Monday, June 22, 2015

Will Coal Finally Clean Up its Act?

I started writing about how dirty "clean coal" is back in 2010 and 2011 (here, here, and here), originally driven by the horrific death of 29 miners in the Upper Big Branch mine in April 2010, the worst mine disaster in the US in more than four decades. Massey Energy, owner of the Upper Big Branch, had come to see fines for safety violations as simply a cost of doing business, and it seemed as though no one could do anything about it.
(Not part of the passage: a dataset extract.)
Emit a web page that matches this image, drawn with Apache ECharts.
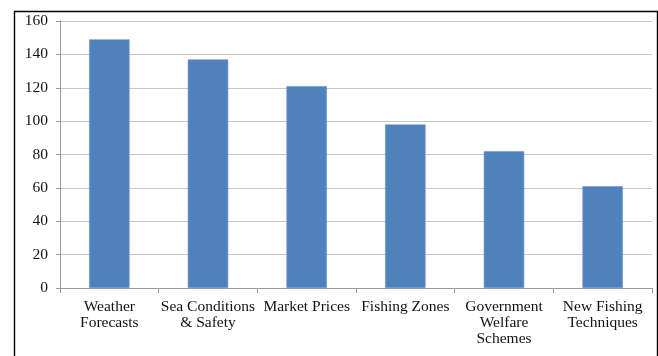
<!DOCTYPE html>
<html>
<head>
<meta charset="utf-8">
<style>
  html, body { margin: 0; padding: 0; background: #fff; }
  #chart { width: 658px; height: 356px; }
</style>
<script src="https://cdn.jsdelivr.net/npm/echarts@6/dist/echarts.min.js"></script>
</head>
<body>
<div id="chart"></div>
<script>
// Information needs reported by fishers (number of respondents)
const categories = [
  'Weather\nForecasts',
  'Sea Conditions\n& Safety',
  'Market Prices',
  'Fishing Zones',
  'Government\nWelfare\nSchemes',
  'New Fishing\nTechniques'
];
const respondents = [149, 137, 121, 98, 82, 61];
const yTicks = { min: 0, max: 160, interval: 20 };

const chart = echarts.init(document.getElementById('chart'), null, { renderer: 'canvas' });

const labelFont = {
  fontFamily: '"Liberation Serif", "Times New Roman", serif',
  fontSize: 15.5,
  color: '#111'
};

chart.setOption({
  animation: false,
  backgroundColor: '#fff',
  graphic: [{
    type: 'rect',
    left: 12,
    top: 9,
    shape: { width: 643, height: 360 },
    style: { fill: 'none', stroke: '#000', lineWidth: 1.4 },
    silent: true
  }],
  grid: { left: 60, top: 21, right: 6, bottom: 68, containLabel: false },
  xAxis: {
    type: 'category',
    data: categories,
    axisLine: { show: true, lineStyle: { color: '#9a9a9a', width: 1 } },
    axisTick: { show: true, length: 5, lineStyle: { color: '#9a9a9a' } },
    axisLabel: Object.assign({ margin: 11, lineHeight: 16, interval: 0 }, labelFont),
    splitLine: { show: false }
  },
  yAxis: {
    type: 'value',
    min: yTicks.min,
    max: yTicks.max,
    interval: yTicks.interval,
    axisLine: { show: true, lineStyle: { color: '#9a9a9a', width: 1 } },
    axisTick: { show: true, length: 4, lineStyle: { color: '#9a9a9a' } },
    axisLabel: Object.assign({ margin: 12 }, labelFont),
    splitLine: { show: true, lineStyle: { color: '#c8c8c8', width: 1.2 } }
  },
  series: [{
    type: 'bar',
    data: respondents,
    barCategoryGap: '59%',
    itemStyle: { color: '#4f81bd', borderColor: '#6d95c9', borderWidth: 0.6 }
  }]
});
</script>
</body>
</html>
Finally, maybe, someone is.

A 2011 Mine Safety and Health Administration report explicitly blamed safety violations at the mine for allowing coal dust and methane gas to collect and ignite (MSHA report, here), but it wasn't until November of last year that Don Blankenship, Massey Energy's former chief executive, was indicted on four criminal counts by a federal grand jury in West Virginia (13 November 2014 New York Times article by Trip Gabriel, here; indictment, here). Massey Energy is now owned by Alpha Natural Resources, which acquired Massey in 2011.

Penalties for the criminal counts Blankenship is facing, which include conspiracy to violate mine safety and health standards and conspiracy to defraud the United States (by obstructing the Labor Department and MSHA efforts to enforce mine safety standards), could add up to more than 30 years of prison time.

Blankenship's trial has not yet begun (originally scheduled to begin in January, it has been postponed to October; Blankenship has pleaded not guilty and is free on $5 million bond), but something has changed in West Virginia.

In a long article in Sunday's New York Times, David Segal recounts what brought down Blankenship, a man who had long acted as though the state in general and his coal mines in particular were a private fiefdom. The short answer is: hubris.
...How did Mr. Blankenship become the first coal chief in the region to face charges that could put him in prison? One answer is that the tragedy of Upper Big Branch was of such a scale and its apparent causes so mercenary -- prosecutors say the explosion stemmed from a hellbent emphasis on production at the expense of safety -- that a criminal case may have been inevitable. It came, too, at a time when economic shifts have reduced the power of coal kinds, who now rule over fiefs in decline.
Then there is Mr. Blankenship himself, a man who can come across as a cartoon of a corporate villain. He tangled with inspectors and buffaloed rivals. He is a Republican in a state that was long a Democratic redoubt, and he seemed to relish making public officials his enemies.
And while many senior managers -- think of the bankers who nearly ran this economy off the rails in 2008 -- insulate themselves from criminal liability with layers of middle management, Blankenship was micro-manager par excellence. There's no way he can pretend not to have know what was happening at Upper Big Branch.

Segal quotes a West Virginia University law professor: "One reason that Blankenship is being prosecuted is that he was different from other top coal executives. Most CEOs don't get production records every half-hour by fax. That places him right in the mine, hands on. That makes him vulnerable."

How vulnerable? We'll have to wait and see.